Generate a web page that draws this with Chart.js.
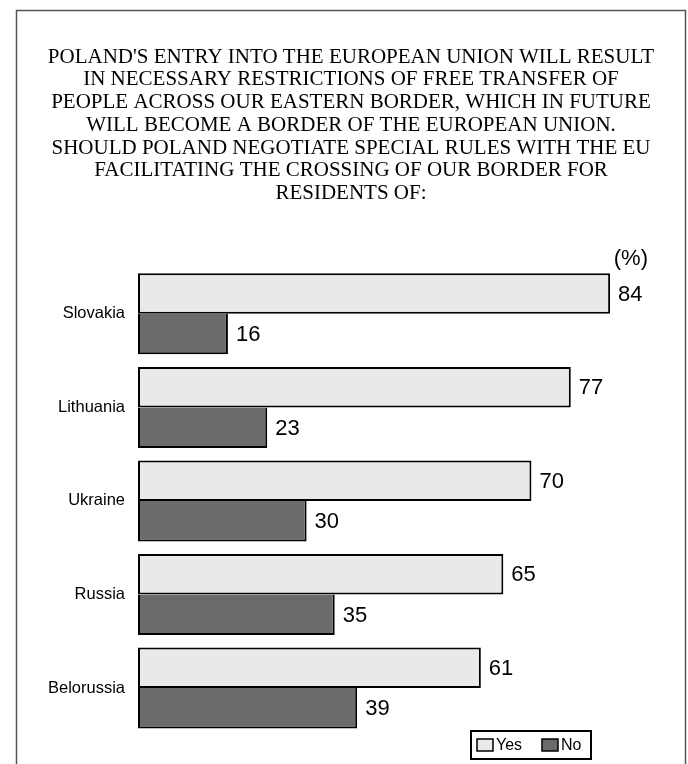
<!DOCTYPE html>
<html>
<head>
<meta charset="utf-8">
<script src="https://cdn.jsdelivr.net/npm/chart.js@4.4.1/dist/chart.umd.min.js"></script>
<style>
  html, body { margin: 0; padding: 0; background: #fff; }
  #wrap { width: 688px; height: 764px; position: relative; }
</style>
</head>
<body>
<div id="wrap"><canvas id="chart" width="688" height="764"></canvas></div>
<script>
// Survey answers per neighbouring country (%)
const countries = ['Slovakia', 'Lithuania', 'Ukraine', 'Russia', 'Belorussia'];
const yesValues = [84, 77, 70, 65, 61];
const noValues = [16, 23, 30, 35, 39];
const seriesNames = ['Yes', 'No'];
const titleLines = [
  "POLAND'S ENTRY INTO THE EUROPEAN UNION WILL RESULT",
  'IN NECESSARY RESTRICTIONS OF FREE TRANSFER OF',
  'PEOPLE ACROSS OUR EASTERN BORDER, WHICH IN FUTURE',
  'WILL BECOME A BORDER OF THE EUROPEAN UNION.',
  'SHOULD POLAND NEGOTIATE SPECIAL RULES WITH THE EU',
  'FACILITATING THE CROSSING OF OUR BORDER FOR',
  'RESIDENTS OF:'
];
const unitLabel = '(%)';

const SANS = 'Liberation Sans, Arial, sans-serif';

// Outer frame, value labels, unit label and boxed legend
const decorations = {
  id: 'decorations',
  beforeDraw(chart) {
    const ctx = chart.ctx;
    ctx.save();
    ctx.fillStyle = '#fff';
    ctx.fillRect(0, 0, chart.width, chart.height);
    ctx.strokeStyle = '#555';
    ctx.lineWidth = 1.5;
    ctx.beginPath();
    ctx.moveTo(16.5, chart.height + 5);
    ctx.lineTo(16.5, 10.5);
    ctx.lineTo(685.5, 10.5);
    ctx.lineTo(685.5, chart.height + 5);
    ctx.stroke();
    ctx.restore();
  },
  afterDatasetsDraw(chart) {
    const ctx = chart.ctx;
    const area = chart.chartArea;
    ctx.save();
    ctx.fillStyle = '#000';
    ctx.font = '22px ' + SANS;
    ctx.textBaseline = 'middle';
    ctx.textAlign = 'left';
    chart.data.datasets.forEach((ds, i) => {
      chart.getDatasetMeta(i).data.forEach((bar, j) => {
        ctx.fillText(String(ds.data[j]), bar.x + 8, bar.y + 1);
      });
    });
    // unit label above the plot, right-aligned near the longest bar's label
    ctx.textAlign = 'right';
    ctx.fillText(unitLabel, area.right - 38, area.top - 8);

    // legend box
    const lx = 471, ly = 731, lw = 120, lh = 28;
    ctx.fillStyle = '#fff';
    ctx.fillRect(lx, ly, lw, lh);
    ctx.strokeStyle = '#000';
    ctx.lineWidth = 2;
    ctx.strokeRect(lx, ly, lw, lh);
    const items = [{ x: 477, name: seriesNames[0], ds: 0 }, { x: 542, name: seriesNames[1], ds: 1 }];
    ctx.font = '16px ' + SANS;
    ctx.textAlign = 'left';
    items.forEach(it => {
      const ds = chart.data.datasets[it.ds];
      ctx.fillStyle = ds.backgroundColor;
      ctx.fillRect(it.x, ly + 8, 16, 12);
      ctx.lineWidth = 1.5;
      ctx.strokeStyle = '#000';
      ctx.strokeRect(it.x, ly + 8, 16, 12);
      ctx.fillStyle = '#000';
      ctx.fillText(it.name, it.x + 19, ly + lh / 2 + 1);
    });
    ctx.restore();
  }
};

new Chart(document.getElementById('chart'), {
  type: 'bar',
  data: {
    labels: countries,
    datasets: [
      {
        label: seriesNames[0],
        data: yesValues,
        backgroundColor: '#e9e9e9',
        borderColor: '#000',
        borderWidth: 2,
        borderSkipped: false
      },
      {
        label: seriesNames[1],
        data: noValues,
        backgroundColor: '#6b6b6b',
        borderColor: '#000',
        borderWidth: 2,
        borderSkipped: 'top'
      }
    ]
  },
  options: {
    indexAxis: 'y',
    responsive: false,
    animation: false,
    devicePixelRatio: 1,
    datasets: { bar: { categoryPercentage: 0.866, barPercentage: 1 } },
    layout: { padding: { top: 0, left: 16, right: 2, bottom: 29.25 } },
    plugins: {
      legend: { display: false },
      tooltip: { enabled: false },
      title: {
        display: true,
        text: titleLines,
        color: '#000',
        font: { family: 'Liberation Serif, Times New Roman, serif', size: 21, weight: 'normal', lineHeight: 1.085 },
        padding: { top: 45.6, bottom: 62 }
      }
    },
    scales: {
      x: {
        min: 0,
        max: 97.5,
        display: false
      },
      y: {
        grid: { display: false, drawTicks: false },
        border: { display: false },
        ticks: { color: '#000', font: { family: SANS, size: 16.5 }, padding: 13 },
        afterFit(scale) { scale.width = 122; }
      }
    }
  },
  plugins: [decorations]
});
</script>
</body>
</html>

— Task directions —
Go from the first line of the data above to the line containing "const SANS = 'Liberation" and retype exactly those lines, both included, but none of the pictures.

— Answer to this task —
Generate a web page that draws this with Chart.js.
<!DOCTYPE html>
<html>
<head>
<meta charset="utf-8">
<script src="https://cdn.jsdelivr.net/npm/chart.js@4.4.1/dist/chart.umd.min.js"></script>
<style>
  html, body { margin: 0; padding: 0; background: #fff; }
  #wrap { width: 688px; height: 764px; position: relative; }
</style>
</head>
<body>
<div id="wrap"><canvas id="chart" width="688" height="764"></canvas></div>
<script>
// Survey answers per neighbouring country (%)
const countries = ['Slovakia', 'Lithuania', 'Ukraine', 'Russia', 'Belorussia'];
const yesValues = [84, 77, 70, 65, 61];
const noValues = [16, 23, 30, 35, 39];
const seriesNames = ['Yes', 'No'];
const titleLines = [
  "POLAND'S ENTRY INTO THE EUROPEAN UNION WILL RESULT",
  'IN NECESSARY RESTRICTIONS OF FREE TRANSFER OF',
  'PEOPLE ACROSS OUR EASTERN BORDER, WHICH IN FUTURE',
  'WILL BECOME A BORDER OF THE EUROPEAN UNION.',
  'SHOULD POLAND NEGOTIATE SPECIAL RULES WITH THE EU',
  'FACILITATING THE CROSSING OF OUR BORDER FOR',
  'RESIDENTS OF:'
];
const unitLabel = '(%)';

const SANS = 'Liberation Sans, Arial, sans-serif';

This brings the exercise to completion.